» Given problem: Transcribe the listing verbatim. Do not carry over any pictures.

------

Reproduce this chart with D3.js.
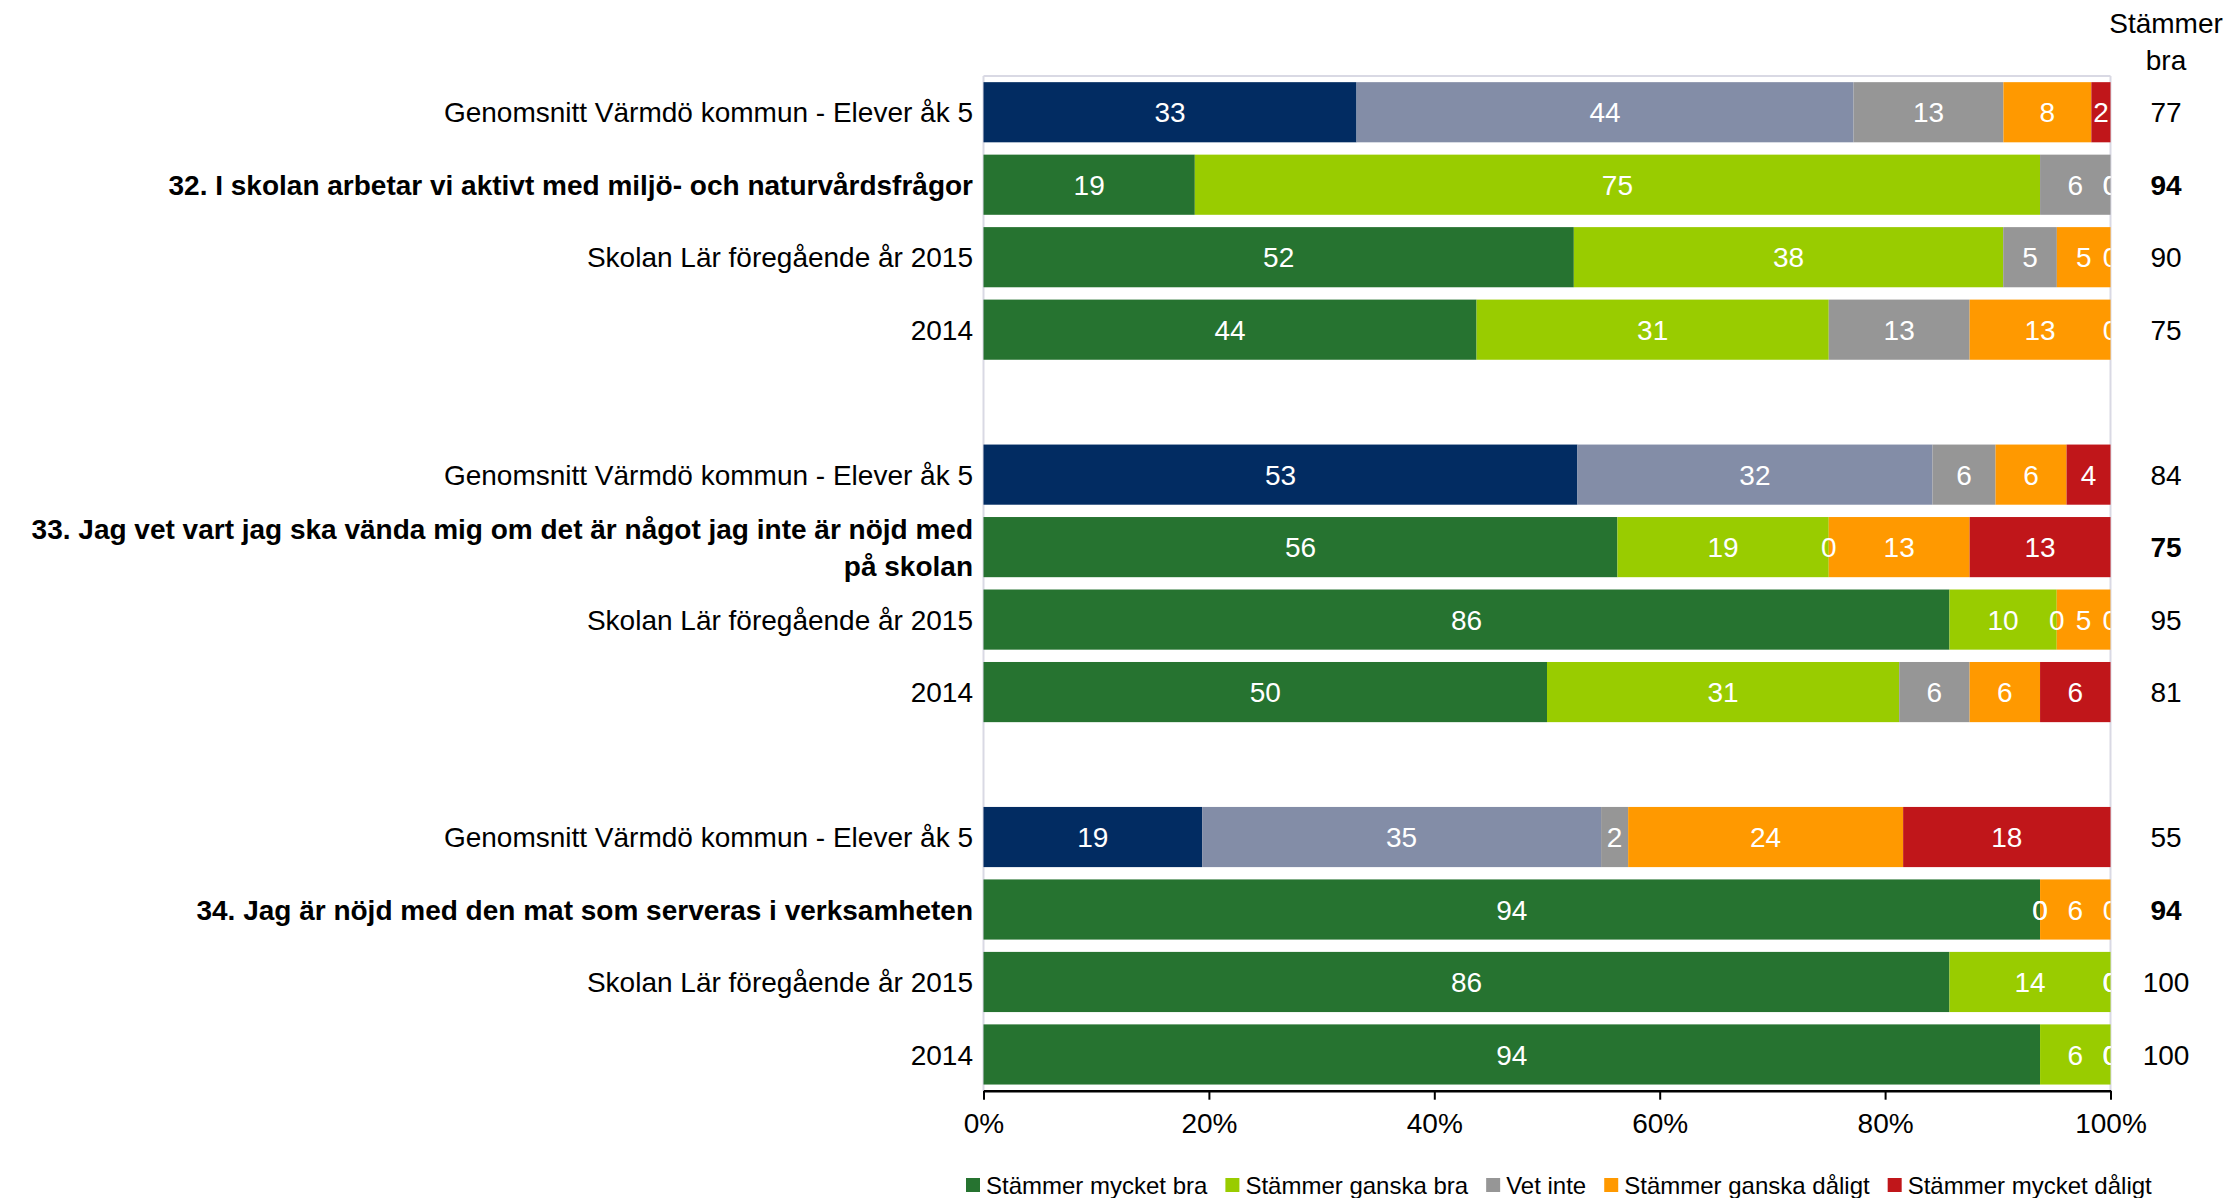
<!DOCTYPE html>
<html>
<head>
<meta charset="utf-8">
<script src="https://cdn.jsdelivr.net/npm/d3@7"></script>
<style>
  body { margin: 0; background: #fff; }
  text { font-family: "Liberation Sans", Arial, sans-serif; }
</style>
</head>
<body>
<script>
const W = 2230, H = 1198;

// series (legend order)
const series = ["Stämmer mycket bra", "Stämmer ganska bra", "Vet inte", "Stämmer ganska dåligt", "Stämmer mycket dåligt"];
const colorsMain = ["#267330", "#99cc00", "#969696", "#ff9900", "#c0161a"];
const colorsAvg  = ["#022c62", "#838da7", "#969696", "#ff9900", "#c0161a"];

// rows, top to bottom
const rowLabels = [
  "Genomsnitt Värmdö kommun - Elever åk 5",
  "32. I skolan arbetar vi aktivt med miljö- och naturvårdsfrågor",
  "Skolan Lär föregående år 2015",
  "2014",
  "Genomsnitt Värmdö kommun - Elever åk 5",
  "33. Jag vet vart jag ska vända mig om det är något jag inte är nöjd med\npå skolan",
  "Skolan Lär föregående år 2015",
  "2014",
  "Genomsnitt Värmdö kommun - Elever åk 5",
  "34. Jag är nöjd med den mat som serveras i verksamheten",
  "Skolan Lär föregående år 2015",
  "2014"
];
const rowType = ["avg", "q", "prev", "prev", "avg", "q", "prev", "prev", "avg", "q", "prev", "prev"];

const rowValues = [
  [33.1, 44.1, 13.3, 7.8, 1.7],
  [18.75, 75, 6.25, 0, 0],
  [52.38, 38.1, 4.76, 4.76, 0],
  [43.75, 31.25, 12.5, 12.5, 0],
  [52.7, 31.5, 5.6, 6.3, 3.9],
  [56.25, 18.75, 0, 12.5, 12.5],
  [85.71, 9.52, 0, 4.76, 0],
  [50, 31.25, 6.25, 6.25, 6.25],
  [19.4, 35.4, 2.4, 24.4, 18.4],
  [93.75, 0, 0, 6.25, 0],
  [85.71, 14.29, 0, 0, 0],
  [93.75, 6.25, 0, 0, 0]
];
const rightValues = [77, 94, 90, 75, 84, 75, 95, 81, 55, 94, 100, 100];
const xTicks = [0, 20, 40, 60, 80, 100];

const svg = d3.select("body").append("svg")
  .attr("width", W)
  .attr("height", H);

const plotL = 983.5, plotR = 2110.5, plotT = 76, plotB = 1090.7;

const x = d3.scaleLinear().domain([0, 100]).range([plotL, plotR]);
// 12 rows + 2 empty slots between groups
const slotOf = r => r + Math.floor(r / 4);
const y = d3.scaleBand().domain(d3.range(14)).range([plotT, plotB])
  .paddingInner(0.17).paddingOuter(0.085);

// plot frame
const frameColor = "#d9d9e4";
svg.append("line").attr("x1", plotL).attr("x2", plotR).attr("y1", plotT).attr("y2", plotT)
  .attr("stroke", frameColor).attr("stroke-width", 2);
svg.append("line").attr("x1", plotL).attr("x2", plotL).attr("y1", plotT).attr("y2", plotB)
  .attr("stroke", frameColor).attr("stroke-width", 2);
svg.append("line").attr("x1", plotR).attr("x2", plotR).attr("y1", plotT).attr("y2", plotB)
  .attr("stroke", frameColor).attr("stroke-width", 2);

// stacked segments
const rows = rowValues.map((vals, r) => {
  let acc = 0;
  return vals.map((v, i) => {
    const seg = { r, i, x0: acc, x1: acc + v, v };
    acc += v;
    return seg;
  });
});

const gBars = svg.append("g");
rows.forEach((segs, r) => {
  const cols = rowType[r] === "avg" ? colorsAvg : colorsMain;
  gBars.selectAll(null)
    .data(segs.filter(d => d.v > 0))
    .join("rect")
    .attr("x", d => x(d.x0))
    .attr("width", d => x(d.x1) - x(d.x0))
    .attr("y", y(slotOf(r)))
    .attr("height", y.bandwidth())
    .attr("fill", d => cols[d.i]);
});

// value labels, clipped to the plot area
svg.append("clipPath").attr("id", "plotclip")
  .append("rect").attr("x", plotL).attr("y", 0).attr("width", plotR - plotL).attr("height", H);

const gLab = svg.append("g").attr("clip-path", "url(#plotclip)");
rows.forEach((segs, r) => {
  gLab.selectAll(null)
    .data(segs)
    .join("text")
    .attr("x", d => x((d.x0 + d.x1) / 2))
    .attr("y", y(slotOf(r)) + y.bandwidth() / 2)
    .attr("dy", "0.36em")
    .attr("text-anchor", "middle")
    .attr("fill", "#fff")
    .attr("font-size", 28)
    .text(d => d3.format(".0f")(d.v));
});

// category labels
rowLabels.forEach((lab, r) => {
  const lines = lab.split("\n");
  const cy = y(slotOf(r)) + y.bandwidth() / 2;
  const lh = 37;
  const t = svg.append("text")
    .attr("text-anchor", "end")
    .attr("font-size", 28)
    .attr("font-weight", rowType[r] === "q" ? "bold" : "normal")
    .attr("fill", "#000");
  lines.forEach((ln, k) => {
    t.append("tspan")
      .attr("x", 973)
      .attr("y", cy + (k - (lines.length - 1) / 2) * lh)
      .attr("dy", "0.36em")
      .text(ln);
  });
});

// "Stämmer bra" column
svg.append("text").attr("x", 2166).attr("y", 33).attr("text-anchor", "middle")
  .attr("font-size", 28).text("Stämmer");
svg.append("text").attr("x", 2166).attr("y", 70).attr("text-anchor", "middle")
  .attr("font-size", 28).text("bra");

svg.selectAll(".rv")
  .data(rightValues)
  .join("text")
  .attr("class", "rv")
  .attr("x", 2166)
  .attr("y", (d, r) => y(slotOf(r)) + y.bandwidth() / 2)
  .attr("dy", "0.36em")
  .attr("text-anchor", "middle")
  .attr("font-size", 28)
  .attr("font-weight", (d, r) => rowType[r] === "q" ? "bold" : "normal")
  .text(d => d);

// x axis
const axis = svg.append("g")
  .attr("transform", `translate(0,${plotB})`)
  .call(d3.axisBottom(x).tickValues(xTicks).tickFormat(d => d + "%")
    .tickSize(9).tickSizeOuter(0).tickPadding(13));
axis.select(".domain").attr("stroke", "#000").attr("stroke-width", 2.5);
axis.selectAll(".tick line").attr("stroke", "#000").attr("stroke-width", 2);
axis.selectAll(".tick text").attr("font-size", 28).attr("fill", "#000")
  .attr("font-family", "Liberation Sans, Arial, sans-serif");

// legend
const legend = svg.append("g");
let lx = 966;
const ly = 1185;
series.forEach((s, i) => {
  legend.append("rect").attr("x", lx).attr("y", ly - 7).attr("width", 14).attr("height", 14)
    .attr("fill", colorsMain[i]);
  const t = legend.append("text").attr("x", lx + 20).attr("y", ly).attr("dy", "0.36em")
    .attr("font-size", 24).attr("fill", "#000").text(s);
  lx += 20 + t.node().getComputedTextLength() + 18;
});
</script>
</body>
</html>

------

» Correct result:
Reproduce this chart with D3.js.
<!DOCTYPE html>
<html>
<head>
<meta charset="utf-8">
<script src="https://cdn.jsdelivr.net/npm/d3@7"></script>
<style>
  body { margin: 0; background: #fff; }
  text { font-family: "Liberation Sans", Arial, sans-serif; }
</style>
</head>
<body>
<script>
const W = 2230, H = 1198;

// series (legend order)
const series = ["Stämmer mycket bra", "Stämmer ganska bra", "Vet inte", "Stämmer ganska dåligt", "Stämmer mycket dåligt"];
const colorsMain = ["#267330", "#99cc00", "#969696", "#ff9900", "#c0161a"];
const colorsAvg  = ["#022c62", "#838da7", "#969696", "#ff9900", "#c0161a"];

// rows, top to bottom
const rowLabels = [
  "Genomsnitt Värmdö kommun - Elever åk 5",
  "32. I skolan arbetar vi aktivt med miljö- och naturvårdsfrågor",
  "Skolan Lär föregående år 2015",
  "2014",
  "Genomsnitt Värmdö kommun - Elever åk 5",
  "33. Jag vet vart jag ska vända mig om det är något jag inte är nöjd med\npå skolan",
  "Skolan Lär föregående år 2015",
  "2014",
  "Genomsnitt Värmdö kommun - Elever åk 5",
  "34. Jag är nöjd med den mat som serveras i verksamheten",
  "Skolan Lär föregående år 2015",
  "2014"
];
const rowType = ["avg", "q", "prev", "prev", "avg", "q", "prev", "prev", "avg", "q", "prev", "prev"];

const rowValues = [
  [33.1, 44.1, 13.3, 7.8, 1.7],
  [18.75, 75, 6.25, 0, 0],
  [52.38, 38.1, 4.76, 4.76, 0],
  [43.75, 31.25, 12.5, 12.5, 0],
  [52.7, 31.5, 5.6, 6.3, 3.9],
  [56.25, 18.75, 0, 12.5, 12.5],
  [85.71, 9.52, 0, 4.76, 0],
  [50, 31.25, 6.25, 6.25, 6.25],
  [19.4, 35.4, 2.4, 24.4, 18.4],
  [93.75, 0, 0, 6.25, 0],
  [85.71, 14.29, 0, 0, 0],
  [93.75, 6.25, 0, 0, 0]
];
const rightValues = [77, 94, 90, 75, 84, 75, 95, 81, 55, 94, 100, 100];
const xTicks = [0, 20, 40, 60, 80, 100];

const svg = d3.select("body").append("svg")
  .attr("width", W)
  .attr("height", H);

const plotL = 983.5, plotR = 2110.5, plotT = 76, plotB = 1090.7;

const x = d3.scaleLinear().domain([0, 100]).range([plotL, plotR]);
// 12 rows + 2 empty slots between groups
const slotOf = r => r + Math.floor(r / 4);
const y = d3.scaleBand().domain(d3.range(14)).range([plotT, plotB])
  .paddingInner(0.17).paddingOuter(0.085);

// plot frame
const frameColor = "#d9d9e4";
svg.append("line").attr("x1", plotL).attr("x2", plotR).attr("y1", plotT).attr("y2", plotT)
  .attr("stroke", frameColor).attr("stroke-width", 2);
svg.append("line").attr("x1", plotL).attr("x2", plotL).attr("y1", plotT).attr("y2", plotB)
  .attr("stroke", frameColor).attr("stroke-width", 2);
svg.append("line").attr("x1", plotR).attr("x2", plotR).attr("y1", plotT).attr("y2", plotB)
  .attr("stroke", frameColor).attr("stroke-width", 2);

// stacked segments
const rows = rowValues.map((vals, r) => {
  let acc = 0;
  return vals.map((v, i) => {
    const seg = { r, i, x0: acc, x1: acc + v, v };
    acc += v;
    return seg;
  });
});

const gBars = svg.append("g");
rows.forEach((segs, r) => {
  const cols = rowType[r] === "avg" ? colorsAvg : colorsMain;
  gBars.selectAll(null)
    .data(segs.filter(d => d.v > 0))
    .join("rect")
    .attr("x", d => x(d.x0))
    .attr("width", d => x(d.x1) - x(d.x0))
    .attr("y", y(slotOf(r)))
    .attr("height", y.bandwidth())
    .attr("fill", d => cols[d.i]);
});

// value labels, clipped to the plot area
svg.append("clipPath").attr("id", "plotclip")
  .append("rect").attr("x", plotL).attr("y", 0).attr("width", plotR - plotL).attr("height", H);

const gLab = svg.append("g").attr("clip-path", "url(#plotclip)");
rows.forEach((segs, r) => {
  gLab.selectAll(null)
    .data(segs)
    .join("text")
    .attr("x", d => x((d.x0 + d.x1) / 2))
    .attr("y", y(slotOf(r)) + y.bandwidth() / 2)
    .attr("dy", "0.36em")
    .attr("text-anchor", "middle")
    .attr("fill", "#fff")
    .attr("font-size", 28)
    .text(d => d3.format(".0f")(d.v));
});

// category labels
rowLabels.forEach((lab, r) => {
  const lines = lab.split("\n");
  const cy = y(slotOf(r)) + y.bandwidth() / 2;
  const lh = 37;
  const t = svg.append("text")
    .attr("text-anchor", "end")
    .attr("font-size", 28)
    .attr("font-weight", rowType[r] === "q" ? "bold" : "normal")
    .attr("fill", "#000");
  lines.forEach((ln, k) => {
    t.append("tspan")
      .attr("x", 973)
      .attr("y", cy + (k - (lines.length - 1) / 2) * lh)
      .attr("dy", "0.36em")
      .text(ln);
  });
});

// "Stämmer bra" column
svg.append("text").attr("x", 2166).attr("y", 33).attr("text-anchor", "middle")
  .attr("font-size", 28).text("Stämmer");
svg.append("text").attr("x", 2166).attr("y", 70).attr("text-anchor", "middle")
  .attr("font-size", 28).text("bra");

svg.selectAll(".rv")
  .data(rightValues)
  .join("text")
  .attr("class", "rv")
  .attr("x", 2166)
  .attr("y", (d, r) => y(slotOf(r)) + y.bandwidth() / 2)
  .attr("dy", "0.36em")
  .attr("text-anchor", "middle")
  .attr("font-size", 28)
  .attr("font-weight", (d, r) => rowType[r] === "q" ? "bold" : "normal")
  .text(d => d);

// x axis
const axis = svg.append("g")
  .attr("transform", `translate(0,${plotB})`)
  .call(d3.axisBottom(x).tickValues(xTicks).tickFormat(d => d + "%")
    .tickSize(9).tickSizeOuter(0).tickPadding(13));
axis.select(".domain").attr("stroke", "#000").attr("stroke-width", 2.5);
axis.selectAll(".tick line").attr("stroke", "#000").attr("stroke-width", 2);
axis.selectAll(".tick text").attr("font-size", 28).attr("fill", "#000")
  .attr("font-family", "Liberation Sans, Arial, sans-serif");

// legend
const legend = svg.append("g");
let lx = 966;
const ly = 1185;
series.forEach((s, i) => {
  legend.append("rect").attr("x", lx).attr("y", ly - 7).attr("width", 14).attr("height", 14)
    .attr("fill", colorsMain[i]);
  const t = legend.append("text").attr("x", lx + 20).attr("y", ly).attr("dy", "0.36em")
    .attr("font-size", 24).attr("fill", "#000").text(s);
  lx += 20 + t.node().getComputedTextLength() + 18;
});
</script>
</body>
</html>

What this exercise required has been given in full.